:: Direction ::
Below are the records; collect from them each line containing the string "chart".

:: Data rows ::
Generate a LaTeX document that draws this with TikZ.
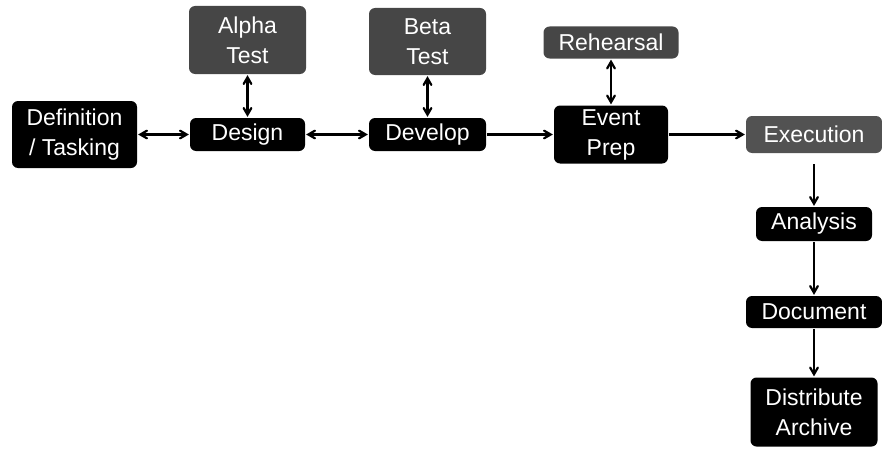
* * *
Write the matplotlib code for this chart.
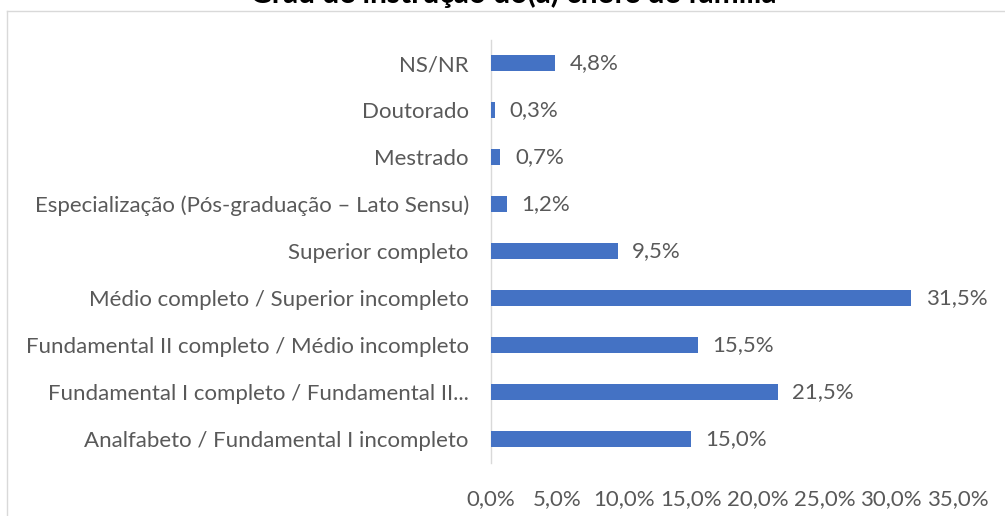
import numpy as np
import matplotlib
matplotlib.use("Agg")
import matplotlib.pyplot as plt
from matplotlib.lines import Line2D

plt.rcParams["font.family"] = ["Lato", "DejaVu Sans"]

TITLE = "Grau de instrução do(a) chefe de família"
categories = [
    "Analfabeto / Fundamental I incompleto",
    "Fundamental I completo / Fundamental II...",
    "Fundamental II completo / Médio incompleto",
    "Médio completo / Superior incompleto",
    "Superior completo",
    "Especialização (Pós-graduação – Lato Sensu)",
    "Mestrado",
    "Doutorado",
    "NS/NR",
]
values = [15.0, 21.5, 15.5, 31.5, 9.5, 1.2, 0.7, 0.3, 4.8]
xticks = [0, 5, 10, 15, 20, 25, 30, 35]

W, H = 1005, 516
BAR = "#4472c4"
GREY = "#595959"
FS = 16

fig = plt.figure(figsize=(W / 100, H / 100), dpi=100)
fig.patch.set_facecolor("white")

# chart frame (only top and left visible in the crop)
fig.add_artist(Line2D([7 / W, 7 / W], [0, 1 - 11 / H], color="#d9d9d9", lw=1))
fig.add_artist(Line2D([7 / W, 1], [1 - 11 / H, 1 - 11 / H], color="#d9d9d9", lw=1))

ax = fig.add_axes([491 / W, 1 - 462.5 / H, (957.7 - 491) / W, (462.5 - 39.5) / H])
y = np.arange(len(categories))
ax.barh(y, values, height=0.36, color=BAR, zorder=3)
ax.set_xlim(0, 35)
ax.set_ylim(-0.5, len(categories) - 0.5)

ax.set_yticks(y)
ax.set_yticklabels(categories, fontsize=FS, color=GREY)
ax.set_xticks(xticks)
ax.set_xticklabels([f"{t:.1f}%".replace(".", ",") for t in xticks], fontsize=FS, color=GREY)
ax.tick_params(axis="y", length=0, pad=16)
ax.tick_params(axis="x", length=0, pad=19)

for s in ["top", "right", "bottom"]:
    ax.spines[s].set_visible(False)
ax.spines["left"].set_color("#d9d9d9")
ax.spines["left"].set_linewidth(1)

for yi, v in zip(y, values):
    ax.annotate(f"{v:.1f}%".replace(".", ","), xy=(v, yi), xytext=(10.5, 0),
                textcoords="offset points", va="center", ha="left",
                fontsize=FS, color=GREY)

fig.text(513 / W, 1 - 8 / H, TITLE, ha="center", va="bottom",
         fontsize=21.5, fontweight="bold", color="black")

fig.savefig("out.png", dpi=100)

:: Expected answer ::
Write the matplotlib code for this chart.
# chart frame (only top and left visible in the crop)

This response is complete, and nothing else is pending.